National Report — When it comes to contagious equine diseases, there is good news and bad news.

6 steps to a healthier world for the nations horses

The good news is that medical research is improving vaccines and treatments. The downside is that horses are so mobile that the risk of contagious disease is unparalleled, according to Dr. Roberta Dwyer, infectious disease spokesperson for the American Association of Equine Practitioners.

"In the past 10 years, we've improved diagnostic techniques to detect infectious diseases and developed new vaccines," Dwyer explains. At the same time, more prestigious equestrian events and races around the world are bringing equine athletes together from both hemispheres. Not only does that increase the disease-transmission risk, but new threats are emerging from the use of sperm and eggs across borders, threats that take advantage of two breeding cycles.

It's all about stallion breeding revenue, says Dr. Peter Timoney, who's spent more than 30 years studying horse disease and is now a faculty member at the Gluck Equine Research Center, University of Kentucky. "If owners have horses with potential, they want to be able to compete with their animals in financially lucrative and prestigious events, sometimes around the world," he says.

"The increased value in international movement of horses runs counter to the risk of spread of infectious diseases," he says. "Enhanced trade in horses and equine germplasm increases the risk of a global spread in disease. Facilitation of trade comes at a price."

Still, the spread of equine diseases in the United States can't be blamed entirely on other countries, Timoney says. Variations in climate and animal populations from state to state and region to region facilitate outbreaks.

Keys to surveillance

Beyond the development of better medicine, Timoney hopes to see better international reporting of diseases. "It behooves us to develop a system that enables the sharing of information," he says. "We need to emphasize surveillance and reporting."

Equine veterinarians are critical to identifying and reporting new diseases or new outbreaks of old ones. "The first line of defense in safeguarding the domestic equine industry is the equine practitioner," he says. "They're the people who can most frequently report these occurrences. And if they're suspicious, they'll take the appropriate steps and report findings to their state veterinarian."

As diseases spread beyond typical breeding grounds with mutations and climate change, Dwyer hopes veterinarians will keep urging clients to stick to the core list of vaccines developed by the AAEP. What wasn't a problem in an area this year may not stay that way forever, she says.

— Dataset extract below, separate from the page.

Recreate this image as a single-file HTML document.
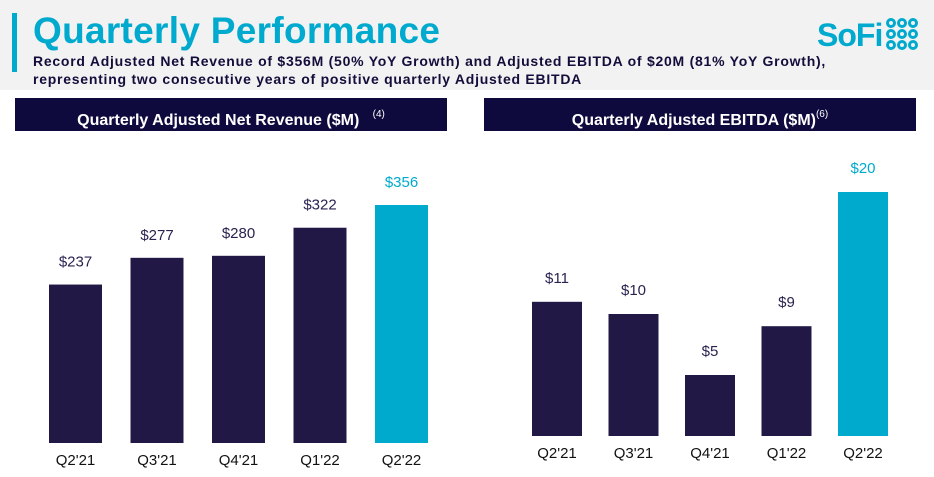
<!DOCTYPE html>
<html><head><meta charset="utf-8"><style>
body{margin:0;width:934px;height:477px;background:#fff;overflow:hidden;font-family:"Liberation Sans",sans-serif;position:relative}
.hdr{position:absolute;left:0;top:0;width:934px;height:90px;background:#f2f2f2}
.accent{position:absolute;left:12px;top:13px;width:5px;height:59px;background:#00a9ce}
.title{position:absolute;left:33px;top:10px;font-size:37px;font-weight:bold;color:#00a9ce;letter-spacing:0.3px}
.sub{position:absolute;left:33px;top:52px;font-size:14px;font-weight:bold;color:#120d3a;line-height:18px;letter-spacing:0.75px}
.logo{position:absolute;left:817px;top:12px;font-size:32px;font-weight:bold;color:#00a9ce;letter-spacing:-1px}
.banner{position:absolute;top:98px;height:33px;background:#0f0a3e;color:#fff;font-size:16px;font-weight:bold;text-align:center;line-height:33px}
.banner sup{font-size:10px;font-weight:normal;vertical-align:8px}
svg{position:absolute;left:0;top:0}
</style></head><body>
<div class="hdr"></div>
<div class="accent"></div>
<div class="title">Quarterly Performance</div>
<div class="sub">Record Adjusted Net Revenue of $356M (50% YoY Growth) and Adjusted EBITDA of $20M (81% YoY Growth),<br>representing two consecutive years of positive quarterly Adjusted EBITDA</div>
<div class="logo">SoFi<svg width="34" height="34" viewBox="0 0 34 34" style="position:relative;left:3px;top:5px"><g fill="none" stroke="#00a9ce" stroke-width="3"><circle cx="6" cy="6" r="3.5"/><circle cx="17" cy="6" r="3.5"/><circle cx="28" cy="6" r="3.5"/><circle cx="6" cy="17" r="3.5"/><circle cx="17" cy="17" r="3.5"/><circle cx="28" cy="17" r="3.5"/><circle cx="6" cy="28" r="3.5"/><circle cx="17" cy="28" r="3.5"/><circle cx="28" cy="28" r="3.5"/></g></svg></div>
<div class="banner" style="left:15px;width:432px">Quarterly Adjusted Net Revenue ($M)&nbsp;&nbsp;&nbsp;<sup>(4)</sup></div>
<div class="banner" style="left:484px;width:432px">Quarterly Adjusted EBITDA ($M)<sup>(6)</sup></div>
<svg id="chart" width="934" height="477"></svg>
<script>
const categories = ["Q2'21","Q3'21","Q4'21","Q1'22","Q2'22"];
const revenueValues = [237,277,280,322,356];
const ebitdaValues = [11,10,5,9,20];
const NS="http://www.w3.org/2000/svg";
const svg=document.getElementById('chart');
function mk(tag,attrs){const e=document.createElementNS(NS,tag);for(const k in attrs)e.setAttribute(k,attrs[k]);svg.appendChild(e);return e;}
function draw(vals,x0,step,bw,base,scale,labelOff,catY,prefix){
  vals.forEach((v,i)=>{
    const x=x0+i*step, h=v*scale, y=base-h, last=i===vals.length-1;
    const r=mk('rect',{x:x,y:y,width:bw,height:h,fill:last?'#00aacd':'#211845'});
    
    
    const t=mk('text',{x:x+bw/2,y:y-labelOff,'text-anchor':'middle','font-size':'15',fill:last?'#00aacd':'#2a2350'});
    t.textContent='$'+v;
    
    
    const c=mk('text',{x:x+bw/2,y:catY,'text-anchor':'middle','font-size':'15',fill:'#111'});
    c.textContent=categories[i];
    
    
  });
}
draw(revenueValues,49,81.5,53,443,238/356,18,465,'revenue');
draw(ebitdaValues,532,76.5,50,436,244/20,19,458,'ebitda');
</script>
</body></html>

"People may not be vaccinating because of economic constraints," Dwyer says. "That's why the AAEP came up with the list of core vaccines. We want owners to take these diseases — Eastern equine encephalomyelitis (EEE), Western equine encephalomyelitis (WEE), rabies, WNV and tetanus — very seriously."

Diseases carried to horses by mosquitoes and other blood-sucking arthropods are of even more concern. "No vaccine is 100 percent," Dwyer says. More expensive than vaccines may be the time, money and labor in cleaning up water pools to get rid of mosquito breeding areas. "You can't have old tires around accumulating water," she says. (See "6 steps to a healthier world for the nation's horses.")

Ultimately, the future of disease management may lie in better reporting. Timoney, whose research focuses on the sexually transmitted equine sarteritis virus, hopes disease management by anecdote will give way to more accurate reporting. "We need to get away from anecdotally derived data," he says. "We want to know that there were X number of occurrences in states A, B, and C."